Gospel: Luke 2:22-40
 
Before our eyes is a simple, humble and great fact: Mary and Joseph take Jesus to the temple of Jerusalem. He is a child like so many, like all, but he is unique: he is the Only Begotten who came for all. 
 
Simeon and Anna are the anticipation and the prophecy, Jesus is the novelty and the fulfillment: he is presented to us as the perennial surprise of God.
 
We can see in this the beginning of consecrated life. Consecrated men and women we are called first and foremost to be men and women of encounter. Indeed, the vocation does not originate from a plan we have designed “on the drawing board”, but from a grace of the Lord which touches us, through a life-changing encounter. 
 
Those who truly encounter Jesus cannot remain the same as before. He is the novelty that makes all things new. Those who experience this encounter become witnesses and make the encounter possible for others; they also promote the culture of encounter, avoiding the self-referentiality that makes us stay closed off within ourselves. 
 
The passage of the Letter to the Hebrews which we heard reminds us that in order to encounter us, Jesus did not hesitate to share our human condition, but wanted to share our life. Consecrated men and women we are called to be a tangible and prophetic sign of this closeness of God, of this sharing in the condition of frailty, of sin and of the wounds of today’s mankind.
 
Dear Sisters your form of consecrated life is called to be in a permanent state of mission, sharing. The Gospel also tells us that Joseph and Mary safeguard the astonishment over this encounter full of light and hope for all peoples. 

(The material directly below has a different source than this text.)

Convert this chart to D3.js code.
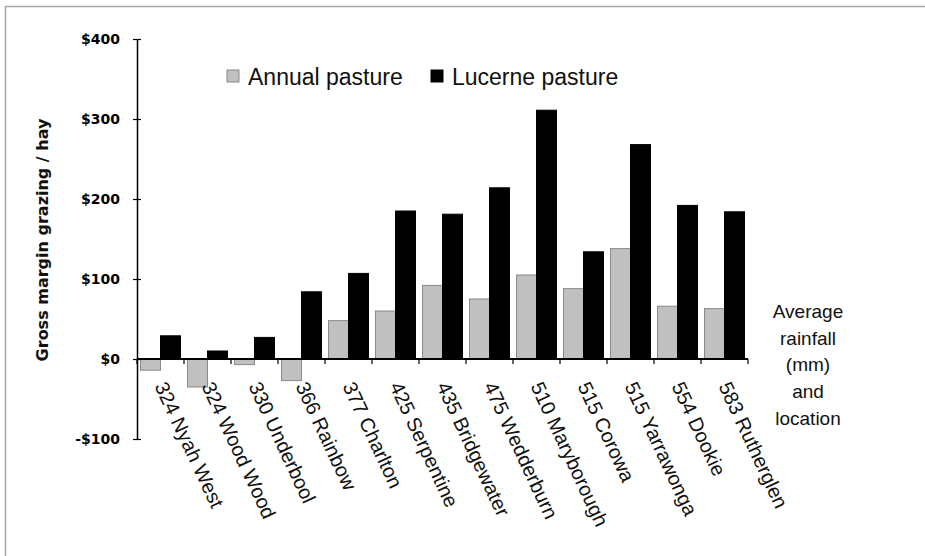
<!DOCTYPE html>
<html>
<head>
<meta charset="utf-8">
<script src="https://cdn.jsdelivr.net/npm/d3@7"></script>
<style>
  html, body { margin: 0; padding: 0; background: #fff; }
  svg { display: block; }
</style>
</head>
<body>
<svg id="chart" width="925" height="556"></svg>
<script>
// Rainfall (mm) and location
const categories = [
  "324 Nyah West", "324 Wood Wood", "330 Underbool", "366 Rainbow",
  "377 Charlton", "425 Serpentine", "435 Bridgewater", "475 Wedderburn",
  "510 Maryborough", "515 Corowa", "515 Yarrawonga", "554 Dookie",
  "583 Rutherglen"
];
const seriesNames = ["Annual pasture", "Lucerne pasture"];
// Gross margin ($/ha)
const annualValues  = [-14, -35, -7, -27, 48, 60, 92, 75, 105, 88, 138, 66, 63];
const lucerneValues = [29, 10, 27, 84, 107, 185, 181, 214, 311, 134, 268, 192, 184];
const yTickValues = [-100, 0, 100, 200, 300, 400];
const xTitleLines = ["Average", "rainfall", "(mm)", "and", "location"];
const yTitle = "Gross margin grazing / hay";

const svg = d3.select("#chart");
const sansFont = "'Liberation Sans', Arial, sans-serif";
const boldFont = "'DejaVu Sans', Verdana, sans-serif";
const colors = { "Annual pasture": "#c0c0c0", "Lucerne pasture": "#000000" };
const strokes = { "Annual pasture": "#8a8a8a", "Lucerne pasture": "#000000" };

// outer frame (top and left edges)
svg.append("path")
  .attr("d", "M5.5,556 L5.5,6.5 L925,6.5")
  .attr("fill", "none").attr("stroke", "#a6a6a6").attr("stroke-width", 1.5);

const plot = { left: 137, right: 748, top: 39, bottom: 439 };

const x = d3.scaleBand().domain(categories).range([plot.left, plot.right]).padding(0);
const xs = d3.scaleBand().domain(seriesNames).range([0, x.bandwidth()])
  .paddingInner(0).paddingOuter(0.175);
const y = d3.scaleLinear().domain([-100, 400]).range([plot.bottom, plot.top]);

const rows = categories.map((c, i) => ({
  cat: c,
  vals: [
    { s: seriesNames[0], v: annualValues[i] },
    { s: seriesNames[1], v: lucerneValues[i] }
  ]
}));

// bars
const groups = svg.append("g").selectAll("g").data(rows).join("g")
  .attr("transform", d => `translate(${x(d.cat)},0)`);
groups.selectAll("rect").data(d => d.vals).join("rect")
  .attr("x", d => xs(d.s))
  .attr("width", xs.bandwidth())
  .attr("y", d => y(Math.max(0, d.v)))
  .attr("height", d => Math.abs(y(d.v) - y(0)))
  .attr("fill", d => colors[d.s])
  .attr("stroke", d => strokes[d.s])
  .attr("stroke-width", 1);

// y axis
const yAxis = svg.append("g").attr("transform", `translate(${plot.left},0)`)
  .call(d3.axisLeft(y).tickValues(yTickValues).tickSize(0).tickPadding(17)
    .tickFormat(d => (d < 0 ? "-$" : "$") + Math.abs(d)));
yAxis.select(".domain").attr("stroke", "#000").attr("stroke-width", 1.5);
yAxis.selectAll(".tick line").attr("x1", -4).attr("x2", 4)
  .attr("stroke", "#000").attr("stroke-width", 1.2);
yAxis.selectAll(".tick text")
  .attr("font-family", boldFont).attr("font-weight", "bold")
  .attr("font-size", 14).attr("fill", "#000");

// x axis along zero
const xAxis = svg.append("g").attr("transform", `translate(0,${y(0)})`);
xAxis.append("line")
  .attr("x1", plot.left).attr("x2", plot.right)
  .attr("stroke", "#000").attr("stroke-width", 1.8);
xAxis.selectAll("line.sep").data(d3.range(categories.length + 1)).join("line")
  .attr("class", "sep")
  .attr("x1", i => plot.left + i * x.step()).attr("x2", i => plot.left + i * x.step())
  .attr("y1", 0).attr("y2", 5)
  .attr("stroke", "#000").attr("stroke-width", 1.2);

// category labels
svg.append("g").selectAll("text").data(categories).join("text")
  .attr("transform", d => `translate(${x(d) + x.bandwidth() / 2},383) rotate(65)`)
  .attr("dy", "0.35em")
  .attr("text-anchor", "start")
  .attr("font-family", sansFont).attr("font-size", 20).attr("fill", "#111")
  .text(d => d);

// x title (right of axis)
svg.append("g").selectAll("text").data(xTitleLines).join("text")
  .attr("x", 808).attr("y", (d, i) => 318 + i * 26.7)
  .attr("text-anchor", "middle")
  .attr("font-family", sansFont).attr("font-size", 19).attr("fill", "#111")
  .text(d => d);

// y title
svg.append("text")
  .attr("transform", "translate(48,240) rotate(-90)")
  .attr("text-anchor", "middle")
  .attr("font-family", boldFont).attr("font-weight", "bold")
  .attr("font-size", 16).attr("fill", "#111")
  .text(yTitle);

// legend
const legendPos = [227, 431];
const legend = svg.append("g").selectAll("g").data(seriesNames).join("g")
  .attr("transform", (d, i) => `translate(${legendPos[i]},70)`);
legend.append("rect")
  .attr("width", 12).attr("height", 12)
  .attr("fill", d => colors[d]).attr("stroke", d => strokes[d]);
legend.append("text")
  .attr("x", 21).attr("y", 15)
  .attr("font-family", sansFont).attr("font-size", 23).attr("fill", "#111")
  .text(d => d);
</script>
</body>
</html>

We too, as Christians and as consecrated people, are guardians of astonishment. An astonishment which requires ongoing renewal; woe to routine in spiritual life, to the crystallization of our charisms. 
 
Lastly, through the encounter with Jesus and through the gift of the vocation to consecrated life we learn from today’s celebration to experience gratitude. Thanking, giving thanks: the Eucharist. This is the word that can summarize all that we experience. 
 
May the Lord Jesus, through the maternal intercession of Mary, grow in us, and increase in each person the desire for encounter, the safekeeping of the astonishment and the joy of gratitude. Then others will be attracted by his light, and they will be able to encounter the Father’s mercy.